Safe deliveries are beyond the reach of women in many parts of the world. In the Nyando district of Nyanza Province in western Kenya, only 35 percent of women deliver at health facilities and the national average of hospital deliveries is just under 50 percent. Without sound medical care and counseling, pregnant women and their babies are at a higher risk of suffering from complications and missing opportunities to prevent mother-to-child transmission of HIV. Nyanza Province has an infant mortality rate of 92 per 1,000 and maternal mortality of 660 per 100,000 live births, the highest such mortality rates in Kenya. It also has an HIV prevalence of 14 percent, the highest in the country.
Many health facilities in the region are not easily accessible or appropriately equipped, and services are often too costly. “I delivered three children at home since the hospital was very far and I could not afford transport,” said Lorine, a mother of four children who comes from Nyalenya village in Nyanza Province. Similar sentiments were echoed by Mary, a 23-year old mother of four. “I live 200 meters from the local health center but since it was not offering maternity services, I delivered three children at home. I could not afford the cost of delivery at the nearest private hospital.”
Despite a busy antenatal care unit with 325 new patients in 2011 alone, the Chemilil Health Center—a small facility in the sugar-growing region of Nyanza Province—lacked space, basic equipment, and trained staff required for providing maternity services. Pregnant women in labor were referred to Muhoroni Sub-District Hospital located approximately 20 kilometers away. Many pregnant women could not afford the fare for public transportation to the hospital and were forced to deliver at home.

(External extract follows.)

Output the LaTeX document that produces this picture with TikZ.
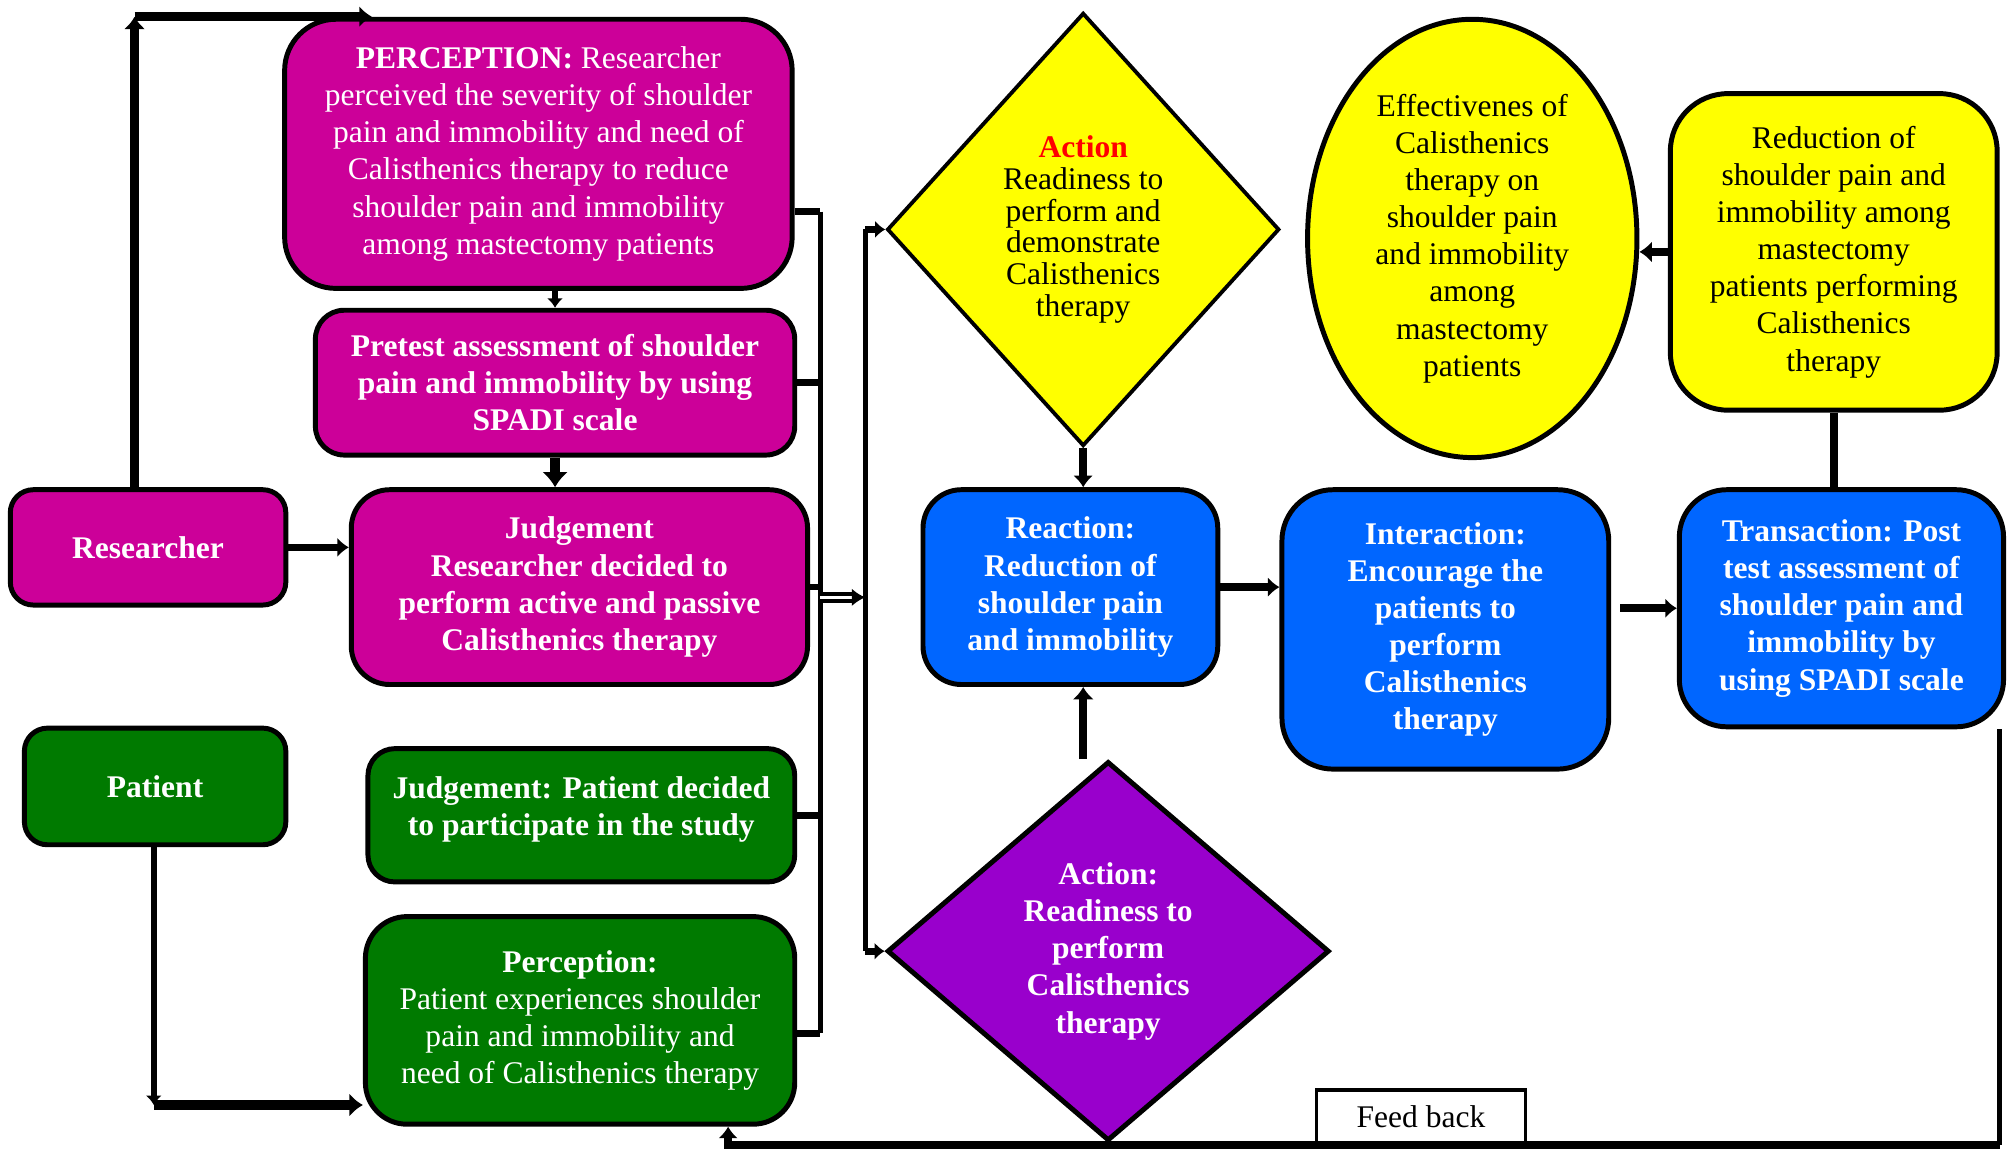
\documentclass[tikz,border=0pt]{standalone}
\usepackage{fontspec}
\setmainfont{Liberation Serif}
\usetikzlibrary{shapes.geometric,arrows.meta}
\definecolor{magR}{RGB}{204,0,153}
\definecolor{greenP}{RGB}{0,122,0}
\definecolor{blueT}{RGB}{0,102,255}
\definecolor{yellowA}{RGB}{255,255,0}
\definecolor{purpleA}{RGB}{153,0,204}
\begin{document}
\begin{tikzpicture}[x=0.02cm, y=-0.02cm, >={Latex[length=0pt 1.5, width=0pt 2.6]},
  txt/.style={align=center, inner sep=0pt, font=\fontsize{14}{16.5}\selectfont},
  rbox/.style={txt, draw, line width=2.2pt, rounded corners=#1},
  wtxt/.style={text=white, font=\bfseries\fontsize{14}{16.5}\selectfont},
  arr/.style={->, line width=3.4pt},
  stub/.style={line width=3pt},
  bus/.style={line width=2.2pt},
  dbl/.style={-{Latex[length=6pt, width=8pt]}, double, double distance=1.4pt, line width=1.8pt}]
  \useasboundingbox (0, 0) rectangle (1568, 899);
  % researcher side
  \draw(420, 120) node[rbox=0.8cm, fill=magR, text=white, minimum width=7.92cm, minimum height=4.2cm](percR)
  {\textbf{PERCEPTION:} Researcher\\perceived the severity of shoulder\\pain and immobility and need of\\Calisthenics therapy to reduce\\shoulder pain and immobility\\among  mastectomy patients};
  \draw(433, 298.5) node[rbox=0.45cm, fill=magR, wtxt, minimum width=7.48cm, minimum height=2.26cm](pretest)
  {Pretest assessment of shoulder\\pain and immobility by using\\SPADI scale};
  \draw(452, 458) node[rbox=0.6cm, fill=magR, wtxt, minimum width=7.12cm, minimum height=3.04cm](judgR)
  {Judgement\\Researcher decided to\\perform active and passive\\Calisthenics therapy};
  \draw(115.5, 427) node[rbox=0.36cm, fill=magR, wtxt, minimum width=4.3cm, minimum height=1.8cm](res) {Researcher};
  % patient side
  \draw(121, 613.5) node[rbox=0.36cm, fill=greenP, wtxt, minimum width=4.08cm, minimum height=1.82cm](pat) {Patient};
  \draw(453.5, 636) node[rbox=0.42cm, fill=greenP, wtxt, minimum width=6.66cm, minimum height=2.08cm](judgP)
  {Judgement: Patient decided\\to participate in the study\\[-8.5pt]};
  \draw(452.5, 796) node[rbox=0.65cm, fill=greenP, text=white, minimum width=6.7cm, minimum height=3.24cm](percP)
  {\textbf{Perception:}\\Patient experiences shoulder\\pain and immobility  and\\need of Calisthenics therapy};
  % action, reaction, interaction, transaction
  \draw(845, 179) node[diamond, draw, fill=yellowA, txt, line width=1.7pt, minimum width=6.12cm, minimum height=6.76cm,
  font=\fontsize{14}{14.2}\selectfont](actY)
  {\textcolor{red}{\textbf{Action}}\\Readiness to\\perform and\\demonstrate\\Calisthenics\\therapy};
  \draw(1148.5, 186) node[ellipse, draw, fill=yellowA, txt, line width=2.2pt, minimum width=5.14cm, minimum height=6.84cm](effE)
  {Effectivenes of\\Calisthenics\\therapy on\\shoulder pain\\and immobility\\among\\mastectomy\\patients};
  \draw(1430.5, 196.5) node[rbox=0.9cm, fill=yellowA, minimum width=5.1cm, minimum height=4.94cm](redY)
  {Reduction of\\shoulder pain and\\immobility among\\mastectomy\\patients performing\\Calisthenics\\therapy};
  \draw(835, 458) node[rbox=0.6cm, fill=blueT, wtxt, minimum width=4.6cm, minimum height=3.04cm](react)
  {Reaction:\\Reduction of\\shoulder pain\\and immobility};
  \draw(1127.5, 491) node[rbox=0.8cm, fill=blueT, wtxt, minimum width=5.1cm, minimum height=4.36cm](inter)
  {Interaction:\\Encourage the\\patients to\\perform\\Calisthenics\\therapy};
  \draw(1436.5, 474.5) node[rbox=0.74cm, fill=blueT, wtxt, minimum width=5.06cm, minimum height=3.7cm](trans)
  {Transaction: Post\\test assessment of\\shoulder pain and\\immobility by\\using SPADI scale};
  \draw(864.5, 742) node[diamond, draw, fill=purpleA, txt, wtxt, line width=2.2pt, minimum width=6.9cm, minimum height=5.92cm](actP)
  {Action:\\Readiness to\\perform\\Calisthenics\\therapy};
  \draw(1108.5, 871.5) node[draw, txt, line width=1.7pt, fill=white, minimum width=3.26cm, minimum height=0.86cm](fb) {Feed back};
  % connectors
  \coordinate (loopT) at (105, 13);
  \coordinate (loopE) at (290, 13);
  \draw[arr, line width=3.7pt] (loopT |- res.north) -- (loopT);
  \draw[arr, line width=3.7pt] (loopT) -- (loopE);
  \draw[arr, line width=2.8pt] (pretest.north |- percR.south) -- (pretest.north);
  \draw[arr, line width=4.5pt] (pretest.south) -- (pretest.south |- judgR.north);
  \draw[arr] (res.east) -- (res.east -| judgR.west);
  \coordinate (patC) at (120, 862);
  \draw[arr, line width=2.8pt] (pat.south -| patC) -- (patC);
  \draw[arr, line width=4pt] (patC) -- (patC -| percP.west);
  % the two bus lines
  \coordinate (b1t) at (640, 165);
  \coordinate (b1b) at (640, 806);
  \coordinate (b1) at (640, 466);
  \coordinate (b2) at (675, 466);
  \draw[bus] (b1t) -- (b1b);
  \draw[stub] (b1t -| percR.east) -- (b1t);
  \draw[stub] (pretest.east) -- (pretest.east -| b1t);
  \draw[stub] (judgR.east) -- (judgR.east -| b1t);
  \draw[stub] (judgP.east) -- (judgP.east -| b1t);
  \draw[stub] (b1b -| percP.east) -- (b1b);
  \draw[dbl] (b1) -- (b2);
  \draw[bus] (b2 |- actY.west) -- (b2 |- actP.west);
  \draw[arr, line width=3pt] (b2 |- actY.west) -- (actY.west);
  \draw[arr, line width=3pt] (b2 |- actP.west) -- (actP.west);
  \draw[arr] (actY.south) -- (actY.south |- react.north);
  \draw[arr, line width=3.7pt] (actY.south |- actP.north) -- (actY.south |- react.south);
  \draw[arr] (react.east) -- (react.east -| inter.west);
  \draw[arr, shorten <=0.14cm] (trans.west -| inter.east) -- (trans.west);
  \draw[line width=3.4pt] (redY.south) -- (redY.south |- trans.north);
  \draw[arr, line width=3.7pt] (redY.west) -- (redY.west -| effE.east);
  % feed back
  \coordinate (fbR) at (1560, 893);
  \coordinate (fbL) at (568, 893);
  \draw[bus] (trans.south -| fbR) -- (fbR);
  \draw[arr] (fbR) -- (fbL) -- (fbL |- percP.south);
\end{tikzpicture}
\end{document}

Recognizing the critical need to provide pregnant women access to obstetric care, ICAP is committed to improving safe hospital deliveries in the Nyanza health system. In partnership with clinics throughout the region, ICAP has helped to ensure that these health facilities are properly staffed around the clock, equipped with basic obstetric delivery equipment, and are offering services such as training and mentorship for staff and expecting mothers.
At the Chemilil Health Center, ICAP began supporting prevention of mother-to-child transmission of HIV programs and HIV treatment services in 2010, and more recently has supported the provision of basic emergency obstetric and 24-hour delivery maternity services. Prior to adding these delivery services, ICAP collaborated with community leaders, district health management teams, and hospital teams to renovate the Center, creating a new delivery room and a place for night staff to sleep. A pit was also constructed for sanitary disposal of obstetric waste. Necessary obstetric equipment—such as a suction machine, portable electric lighting, and delivery kits—were also provided to the Center.
In May 2011, Chemilil Health Center began its 24-hour maternity services and the first woman delivered there that same month. Community dialogue meetings were also held following the launch of the renovated center, providing information to women in the community about the new services and to highlighting the importance of facility-based deliveries. Since then, the number of deliveries has doubled each month and, by the end of February 2012, the facility assisted the delivery of 62 women.
“I am now happy since I am able to get services at Chemilil Health Center that I can afford. They also provided me with a cup of tea and warm water for washing after delivery,” said Lorine.
To date, ICAP in collaboration with the Ministry of Health has renovated 20 maternity units and continues to work towards the goal of reducing maternal and infant mortality in Nyanza.
“Safe motherhood will only be achieved when delivery services are decentralized to the primary health care facilities. By renovating, equipping, staffing, and engaging the communities, I have witnessed a tremendous increase in hospital deliveries at ICAP-supported sites in Nyanza Province. This is a sure way of achieving the Millennium Development Goals 4 and 5, which aim to reduce maternal and child mortality,” Dr. Eliud Mwangi, program director in ICAP’s Kenya office.